301.4.6-Filter & Sorting

Filter and Sorting

Filter

• The basic syntax of filtering is use the filter operation and then relation name which is needed to be filtered, followed by the condition.

Filtering – Rows

• Filter on Numerical variable.
• For now we will see how to filter the numerical variable.
Retail_Customer_F1 = FILTER Retail_Customer_pig BY UnitPrice>2000;
• In the code, Retail_Customer_F1 is the new relation name, FILTER is the keyword, Retail_Customer_pig is the existing relation name which is already inside the pig, UnitPrice is the column name which is inside the relation Retail_Customer_pig and the numeric value greater than 2000 means that we are filtering all the unit price which is having the value greater than 2000 and will be stored inside the new relation which is Retail_Customer_F1.
• Once the filtered data is inside the Retail_Cutomer_F1, we can print them by using the DUMP command.
Dump Retail_Customer_F1;

• So after printing we can see that filtered data is having only those rows where the unit prices is greater than 2000.
• This is the example of the numeric filter.
• Filter on text variable.
• Filtering on the text variable is almost similar with slight variations.
• Lets see how to do the filtering on the text variable .
Retail_Customer_F2 = FILTER Retail_Customer_pig BY (Country MATCHES '.*USA.*');
DUMP Retail_Customer_F2;

Selecting Few Columns

• For filtering based on the column we can use FOREACH and GENERATE operators for the same .
• Use FOREACH and GENERATE operators.
Retail_Customer_Few_Col = FOREACH Retail_Customer_pig GENERATE InvoiceDate, UnitPrice, CustomerID;
DUMP Retail_Customer_Few_Col;
• The command can be interpreted as, for each relation which is already existing in the pig that is Retail_Customer_pig generate the column of InvoiceDate, UnitPrice,CustomerID and this will be stored in the new relation which is named as Retail_Customer_Few_Col.
• In short for each row or tuples or each bag inside retail customer pig relation generate the following 3 columns.
• To print it we can again use the dump command and we can see that it has printed 3 columns and all the rows.

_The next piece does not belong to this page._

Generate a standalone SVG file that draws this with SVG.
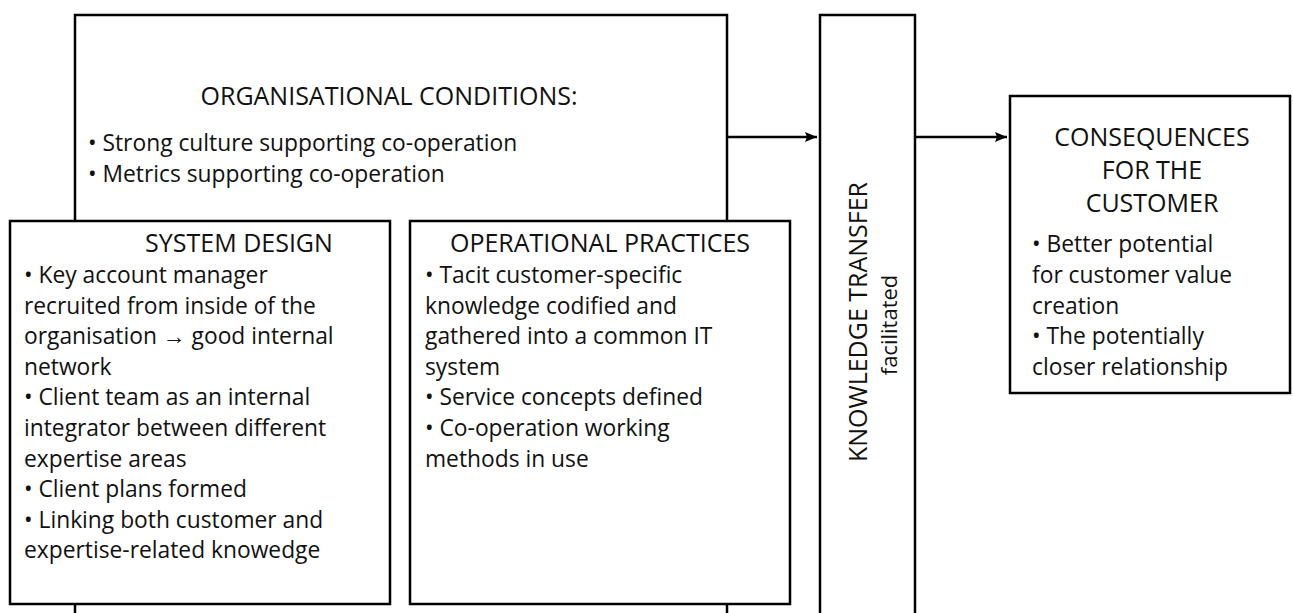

• We can use this filtering technique specially when we have huge column in the data set and we are only interested in the few columns.

Sorting Or Ordering

In this section we will look into how to do the sorting in the pig. For sorting in the pig we will be using order command. The usage of the command is pretty simple here, the flow of the command as follows.

• Descending:
Retail_Customer_sort = ORDER Retail_Customer_pig BY UnitPrice DESC;
• First take the relation that has been sorted in this example; Retail_Customer_pig is the relation that needed to be sorted then using ORDER which is an key word we can sort the column UnitPrice in descending order and it is stored in the new relation called Retail_Customer_sort.
• Once we had created the sorted relation and we want to just look at the first 20 observation then we can use the head command,
head= LIMIT Retail_Customer_sort 20;

and then print head relation by dump command.

DUMP head;

• By printing we can see that the output result are in descending order of the UnitPrice.
• Ascending – Default is Ascending
• Lets now try to print in the ascending order, the command of printing in the ascending order is similar in fact the default ordering is the ascending order.
        Retail_Customer_sort1 = ORDER Retail_Customer_pig BY UnitPrice ASC;
• And now we can create another relation called head just to print starting 20 observation
        head= LIMIT Retail_Customer_sort1 20;
• To print the result just use dump command and it will print data which were inside the head relation.
        DUMP head;

• By seeing the result we can know that unit price has printed in the ascending order.
• Default is Ascending
        Retail_Customer_sort1 = ORDER Retail_Customer_pig BY UnitPrice;
DUMP head;